I know the councillor said we shouldn't contact each other during our "cooling off period." but I couldn't wait any longer. The day you left, I swore I'd never speak to you again, but that was just the wounded little boy in me talking. Still, I never wanted to be the first to make contact.

In my fantasies, it was always you, who would come crawling back to me. I guess my pride needed that. But now I see that my pride cost me a lot of things. I'm tired of pretending I don't miss you. I don't care about looking bad anymore. I don't care who makes the first move, as long as one of us does. Maybe it's time we let our hearts speak louder than our hurt.

And this is what my heart says- - -" There is no one like you, Susan, I look for you in the eyes and breasts of every woman I see, but they are not you. They are not even close. Two weeks ago, I met this girl in the Wonder bar and brought her home with me. I don't say this to hurt you, but to illustrate the depths of my desperation. She was young, maybe 19, with one of those perfect bodies that only youth and maybe a childhood spent iceskating can give you. I mean, just a perfect body. Jugs you wouldn't believe and an ass like a tortoise shell. Everymans dream, Right? But as I sat on the couch, being blown by this stunner,

I thought, look at look the stuff we have made important in our lives. It's all so superficial. What does a perfect body mean ?

Does it make her better in bed? well in this case, yes. But you see what I'm getting at. Does it make her a better person? Does she havea better heart than my moderately attractive Susan? I doubt it, and I'd never really thought of that before. I don't know, maybe I'm just growing up a little.

Later, after I'd tossed her about half a pint of throat yoghurt, I found myself thinking, Why do I feel so drained and empty? It wasn't just her flawless technique

or her sluttish, shameless hunger, but something else, some feeling of loss. Why did I feel so incomplete. And then it hit me.

It didn't feel the same, because you weren't there, Susan, to watch. Do you know what I mean. Nothing feels the same without you. Crikey! Susan, i'm just going crazy without you, and everything I do, reminds me of you. Do you remember Carol, That single mum we met in Jomptien, last year? Well, she dropped in last week with a pan of Tom yam. She said she thought I wasn't eating enough without a woman around. I didn't know what she meant till later, but thats not the real story.

Anyway, we had a few glasses of wine and the next thing, we are banging away in our old bedroom. And this tarts a total monster in the sack. Shes giving me everything, you know, like a woman does, when she's not hung up about her weight or her career, and whether the kids can hear us. And all of a sudden, she spots the tilting mirror on your mothers old vanity. So she puts it on the floor and we straddle it, so we can watch ourselves. It's totally hot, but it makes me sad too.

We have had this old vanity for 14 years and we never used it as a sex aid.

Saturday, your sister drops by with my copy of the restraining order.
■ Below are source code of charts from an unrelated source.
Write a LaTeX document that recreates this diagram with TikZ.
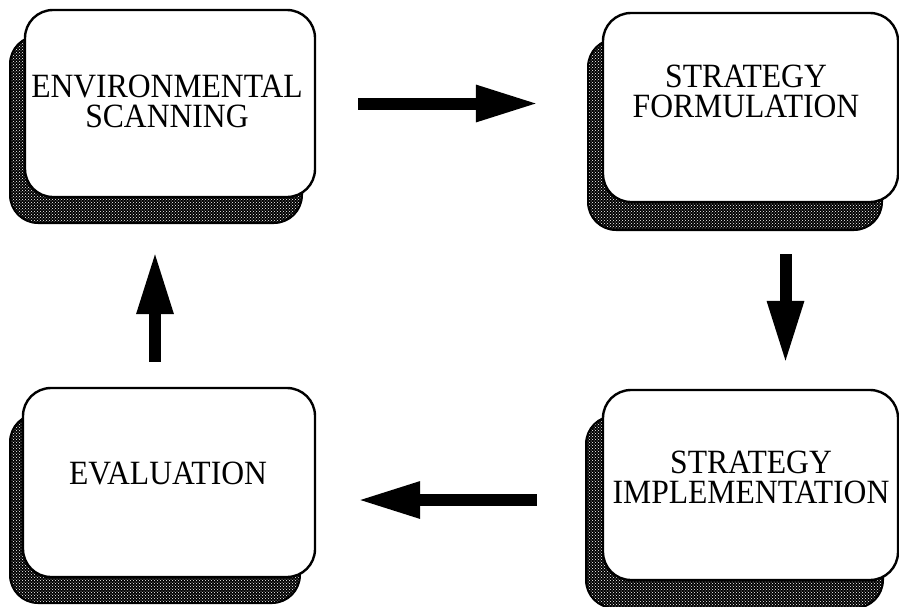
\documentclass[tikz,border=0pt]{standalone}
\usepackage{fontspec}
\setmainfont{Liberation Serif}
\newfontfamily\cardfont[FakeStretch=0.93]{Liberation Serif}
\usetikzlibrary{arrows.meta,patterns}
\begin{document}
\begin{tikzpicture}[x=1pt,y=-1pt,
  card/.style={draw, line width=2.4pt, fill=white, rounded corners=28pt, inner sep=0pt},
  shadowbox/.style={draw, line width=2pt, rounded corners=28pt, inner sep=0pt,
    preaction={fill=black}, pattern=crosshatch dots, pattern color=white},
  cardtext/.style={font=\cardfont\fontsize{34}{30}\selectfont, align=center, inner sep=0pt},
  flow/.style={line width=12pt, -{Triangle[width=34pt,length=63pt]}}
]
\useasboundingbox (0,0) rectangle (899,606);
\clip (0,0) rectangle (899,606);

% environmental scanning
\node[shadowbox, minimum width=292pt, minimum height=187pt] (envsh) at (156,129.5) {};
\node[card, minimum width=290pt, minimum height=187pt] (env) at (170,103.5) {};
\node[cardtext] (envtxt) at (167,101) {ENVIRONMENTAL\\SCANNING};

% strategy formulation
\node[shadowbox, minimum width=294pt, minimum height=191pt] (formsh) at (735,134.5) {};
\node[card, minimum width=295pt, minimum height=189pt] (form) at (750.5,107.5) {};
\node[cardtext] (formtxt) at (746,91) {STRATEGY\\FORMULATION};

% strategy implementation
\node[shadowbox, minimum width=297pt, minimum height=192pt] (implsh) at (734.5,512) {};
\node[card, minimum width=295pt, minimum height=190pt] (impl) at (750.5,485) {};
\node[cardtext] (impltxt) at (751,477) {STRATEGY\\IMPLEMENTATION};

% evaluation
\node[shadowbox, minimum width=290pt, minimum height=189pt] (evalsh) at (155,508.5) {};
\node[card, minimum width=292pt, minimum height=189pt] (eval) at (169,482.5) {};
\node[cardtext] (evaltxt) at (168,473) {EVALUATION};

% cycle arrows
\draw[flow, shorten <=42pt, shorten >=63pt] (env.east) -- (env.east -| form.west);
\draw[flow, shorten <=51pt, shorten >=25pt] ([xshift=35pt]form.south) -- ([xshift=35pt]form.south |- impl.north);
\draw[flow, shorten <=65pt, shorten >=41pt] ([yshift=-15pt]impl.west) -- ([yshift=-15pt]impl.west -| eval.east);
\draw[flow, shorten <=25pt, shorten >=53pt] ([xshift=-14pt]eval.north) -- ([xshift=-14pt]eval.north |- env.south);
\end{tikzpicture}
\end{document}
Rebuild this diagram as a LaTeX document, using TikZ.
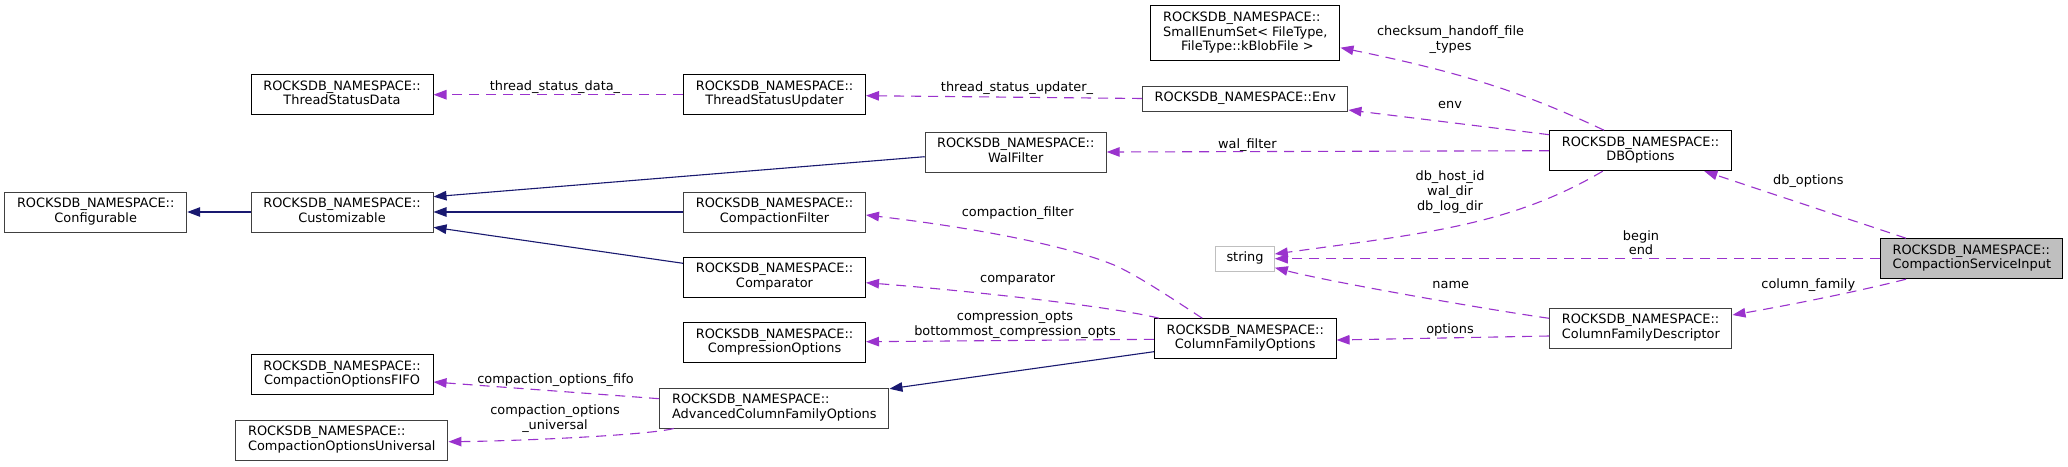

I mean, Vicky has a good head on her shoulders and she has been a real friend to me during this painful time. She has given me lots of good council about you and women in general. She is pulling for us to get back together, Susan, she really is.

So we are drinking in the bath, talking about happier times. Here is this teenage girl with the same DNA as you and all I can do is think of how much she looked like you, when you were 18. And that just about makes me cry. And then, it turns out that Vicky is really into the anal thing, and that gets me into thinking about how many times I pressured you about trying it, and how that probably fueled some ofthe bitterness between us, But do you see how even then, when I am thrusting inside your sisters cinnamon ring, all I can do is think of you. It's true, Susan. In your heart you know it. Don't you think we could start over, Just wipe allthe grievances and start fresh? I think we can. If you feel the same way, please, please let me know. Otherwise, could you let me know where the remote control is.